Our job was to extract as much information as possible from the staff about their users: what sort of people are they, what information do they need, what barriers do they face, what stops them getting involved in sustainable behaviours and so on.
On our return to Web Usability HQ we got down to some serious desk research, reviewing social media and website analytics from existing ZWS sites to identify popular content.
We also took an academic approach to these personas and disappeared down a Google Scholar wormhole of behavioural theory. In particular we spent time looking into the theory of behaviour change and what motivates certain sustainability behaviour (recommended reading for everyone!).
With the interview outcomes and desk research in hand, we began by creating a list of user types and matching them to user goals, surfaced during the discovery phase. When mapped together, this demonstrated that the majority of users had similar digital goals and splitting our personas this way provided little useful distinction.
What did divide our different user types were their motivations. This became the foundation for the personas.

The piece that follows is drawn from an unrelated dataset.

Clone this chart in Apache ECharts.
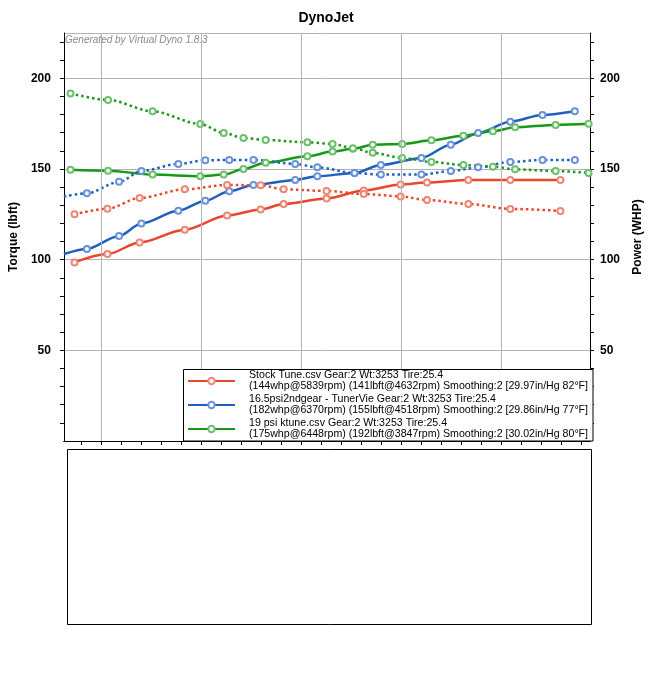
<!DOCTYPE html>
<html><head><meta charset="utf-8">
<script src="https://cdn.jsdelivr.net/npm/echarts@6.0.0/dist/echarts.min.js"></script>
<style>html,body{margin:0;padding:0;background:#fff}#c{width:652px;height:673px}</style>
</head><body><div id="c"></div><script>
// ---- data ----
const stockRpm = [3865, 4030, 4191, 4417, 4629, 4797, 4912, 5127, 5313, 5498, 5630, 5837, 6047, 6298];
const stockTq  = [125.0, 128.1, 134.0, 138.8, 141.2, 141.0, 138.8, 137.9, 136.2, 134.9, 132.9, 130.7, 128.0, 126.9];
const stockHp  = [98.5, 103.1, 109.5, 116.5, 124.3, 127.7, 130.7, 133.8, 138.1, 141.4, 142.6, 144.0, 144.0, 144.0];
const stockNoMarker = [];

const tvRpm = [3812, 3927, 4088, 4200, 4385, 4520, 4640, 4761, 4970, 5081, 5267, 5399, 5602, 5749, 5886, 6047, 6208, 6370];
const tvTq  = [134.8, 136.6, 142.9, 148.9, 152.8, 154.8, 155.0, 155.0, 152.8, 150.9, 147.8, 146.9, 146.9, 148.9, 150.9, 153.9, 155.0, 155.0];
const tvHp  = [103.1, 105.9, 113.1, 120.0, 127.0, 132.5, 137.7, 141.2, 144.0, 146.0, 147.8, 152.2, 156.1, 163.4, 169.9, 176.1, 179.8, 181.8];
const tvNoMarker = [3812];

const ktRpm = [3845, 4033, 4256, 4495, 4612, 4711, 4822, 5031, 5157, 5259, 5358, 5506, 5652, 5812, 5960, 6071, 6274, 6439];
const ktTq  = [191.7, 188.1, 181.8, 174.8, 169.9, 167.1, 166.0, 164.7, 163.8, 161.5, 158.9, 156.1, 153.9, 152.2, 151.3, 149.8, 148.9, 147.8];
const ktHp  = [149.6, 149.1, 146.9, 146.0, 146.9, 150.0, 153.5, 157.0, 159.6, 161.1, 163.4, 163.8, 165.8, 168.4, 170.8, 173.0, 174.3, 174.9];
const ktNoMarker = [];

const legendNames = ['stock', 'tunerview', 'ktune'];
const legendLine1 = [
  'Stock Tune.csv Gear:2 Wt:3253 Tire:25.4',
  '16.5psi2ndgear - TunerVie Gear:2 Wt:3253 Tire:25.4',
  '19 psi ktune.csv Gear:2 Wt:3253 Tire:25.4'
];
const legendLine2 = [
  '(144whp@5839rpm) (141lbft@4632rpm) Smoothing:2 [29.97in/Hg 82°F]',
  '(182whp@6370rpm) (155lbft@4518rpm) Smoothing:2 [29.86in/Hg 77°F]',
  '(175whp@6448rpm) (192lbft@3847rpm) Smoothing:2 [30.02in/Hg 80°F]'
];

const xMin = 3812, xMax = 6446;
const xGridLines = [4000, 4500, 5000, 5500, 6000];
const xMinorTicks = [3900, 4000, 4100, 4200, 4300, 4400, 4500, 4600, 4700, 4800, 4900, 5000, 5100, 5200, 5300, 5400, 5500, 5600, 5700, 5800, 5900, 6000, 6100, 6200, 6300, 6400];
const yMin = 0, yMax = 225;
const yLabelValues = [50, 100, 150, 200];
const yMinorTicks = [10, 20, 30, 40, 50, 60, 70, 80, 90, 100, 110, 120, 130, 140, 150, 160, 170, 180, 190, 200, 210, 220];

// ---- chart ----
const FONT = '"Liberation Sans", Arial, Helvetica, sans-serif';
const chart = echarts.init(document.getElementById('c'), null, {renderer: 'canvas'});

function mk(name, rpm, vals, noMarker, color, markColor, yIdx, dotted) {
  return {
    type: 'line', name: name, xAxisIndex: 0, yAxisIndex: yIdx,
    data: rpm.map((r, i) => noMarker.includes(r) ? {value: [r, vals[i]], symbol: 'none'} : [r, vals[i]]),
    smooth: 0.3, smoothMonotone: 'x',
    symbol: 'emptyCircle', symbolSize: 6,
    lineStyle: {color: color, width: 2.5, type: dotted ? [2.5, 3] : 'solid', cap: 'butt'},
    itemStyle: {color: markColor, borderWidth: 1},
    z: 3, emphasis: {disabled: true}, animation: false
  };
}

const RED = '#e8472b', RED_M = '#ef8574';
const BLUE = '#1f5fbf', BLUE_M = '#6a92da';
const GREEN = '#169a16', GREEN_M = '#6cbf6c';

function yAxisMain(pos, name) {
  return {
    type: 'value', position: pos, min: yMin, max: yMax, interval: 50,
    name: name, nameLocation: 'middle', nameRotate: 90, nameGap: pos === 'left' ? 40 : 42,
    nameTextStyle: {fontFamily: FONT, fontSize: 12, fontWeight: 'bold', color: '#000'},
    axisLine: {show: true, lineStyle: {color: '#000', width: 1}},
    axisTick: {show: false},
    axisLabel: {show: true, margin: pos === 'left' ? 13 : 10, fontFamily: FONT, fontSize: 12, fontWeight: 'bold', color: '#000',
      formatter: v => yLabelValues.includes(v) ? String(v) : ''},
    splitLine: {show: pos === 'left', lineStyle: {color: '#b4b4b4', width: 1}}
  };
}
function yAxisTicks(pos) {
  return {
    type: 'value', position: pos, min: yMin, max: yMax,
    axisLine: {show: false},
    axisTick: {show: true, length: 4, lineStyle: {color: '#000'}, customValues: yMinorTicks},
    axisLabel: {show: false}, splitLine: {show: false}
  };
}

const option = {
  backgroundColor: '#fff',
  animation: false,
  textStyle: {fontFamily: FONT},
  title: {
    text: 'DynoJet', left: 'center', top: 6,
    textStyle: {fontFamily: FONT, fontSize: 14, fontWeight: 'bold', color: '#000'}
  },
  grid: {left: 61, right: 59, top: 33, bottom: 232, containLabel: false},
  xAxis: [
    {type: 'value', position: 'bottom', min: xMin, max: xMax,
      axisLine: {show: true, lineStyle: {color: '#000', width: 1}},
      axisTick: {show: true, length: 4, lineStyle: {color: '#000'}, customValues: xMinorTicks},
      axisLabel: {show: false}, splitLine: {show: false}},
    {type: 'value', position: 'top', min: xMin, max: xMax,
      axisLine: {show: true, lineStyle: {color: '#000', width: 1}},
      axisTick: {show: true, inside: true, length: 3, lineStyle: {color: '#000'}, customValues: xMinorTicks},
      axisLabel: {show: false}, splitLine: {show: false}}
  ],
  yAxis: [
    yAxisMain('left', 'Torque (lbft)'),
    yAxisMain('right', 'Power (WHP)'),
    yAxisTicks('left'),
    yAxisTicks('right')
  ],
  legend: {
    data: legendNames, orient: 'vertical', left: 187, top: 370, padding: 0,
    itemWidth: 47, itemHeight: 8, itemGap: 2, z: 20, selectedMode: false,
    textStyle: {fontFamily: FONT, fontSize: 10.6, lineHeight: 11, color: '#000', padding: [0, 0, 0, 9]},
    formatter: n => { const i = legendNames.indexOf(n); return legendLine1[i] + '\n' + legendLine2[i]; }
  },
  graphic: [
    {type: 'text', left: 65, top: 35, z: 10, silent: true,
      style: {text: 'Generated by Virtual Dyno 1.8.3', fill: '#8a8a8a', font: 'italic 10px ' + FONT}},
    {type: 'rect', z: 10, silent: true, shape: {x: 183.5, y: 369.5, width: 409.5, height: 71.5},
      style: {fill: '#fff', stroke: '#000', lineWidth: 1}},
    {type: 'rect', z: 10, silent: true, shape: {x: 67.5, y: 449.5, width: 524, height: 175},
      style: {fill: '#fff', stroke: '#000', lineWidth: 1}}
  ],
  series: [
    {type: 'line', name: 'grid', data: [], xAxisIndex: 0, yAxisIndex: 0, z: 1, silent: true,
      markLine: {silent: true, symbol: 'none', label: {show: false}, animation: false,
        lineStyle: {color: '#b4b4b4', width: 1, type: 'solid'},
        data: xGridLines.map(v => ({xAxis: v}))}},
    mk('stock', stockRpm, stockHp, stockNoMarker, RED, RED_M, 1, false),
    mk('tunerview', tvRpm, tvHp, tvNoMarker, BLUE, BLUE_M, 1, false),
    mk('ktune', ktRpm, ktHp, ktNoMarker, GREEN, GREEN_M, 1, false),
    mk('stock tq', stockRpm, stockTq, stockNoMarker, RED, RED_M, 0, true),
    mk('tunerview tq', tvRpm, tvTq, tvNoMarker, BLUE, BLUE_M, 0, true),
    mk('ktune tq', ktRpm, ktTq, ktNoMarker, GREEN, GREEN_M, 0, true)
  ]
};
chart.setOption(option);
</script></body></html>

Before finalising the personas, we nipped back to Scotland to present our findings to Amy and the team. This was a chance to align ZWS’s strategic priorities with the personas to ensure they are as effective as possible.
Outcome
The finalised personas were refined to 3 primaries and 2 secondaries. Following discussion with ZWS stakeholders it became clear that motivating behavioural change in the primary personas would have the biggest impact towards their mission of living in a zero waste economy. The secondary personas are there to act as a reminder of the other user types ZWS content may reach as they are an important group for advocating change in less-engaged people.
The personas are now being used by the content team as they work towards the launch of their consumer facing channels.
“Working with the team at Web Usability was great and really helped focus our attention on our users goals & what we’re trying to achieve with this project. I can’t wait to start using the personas when creating our new content.”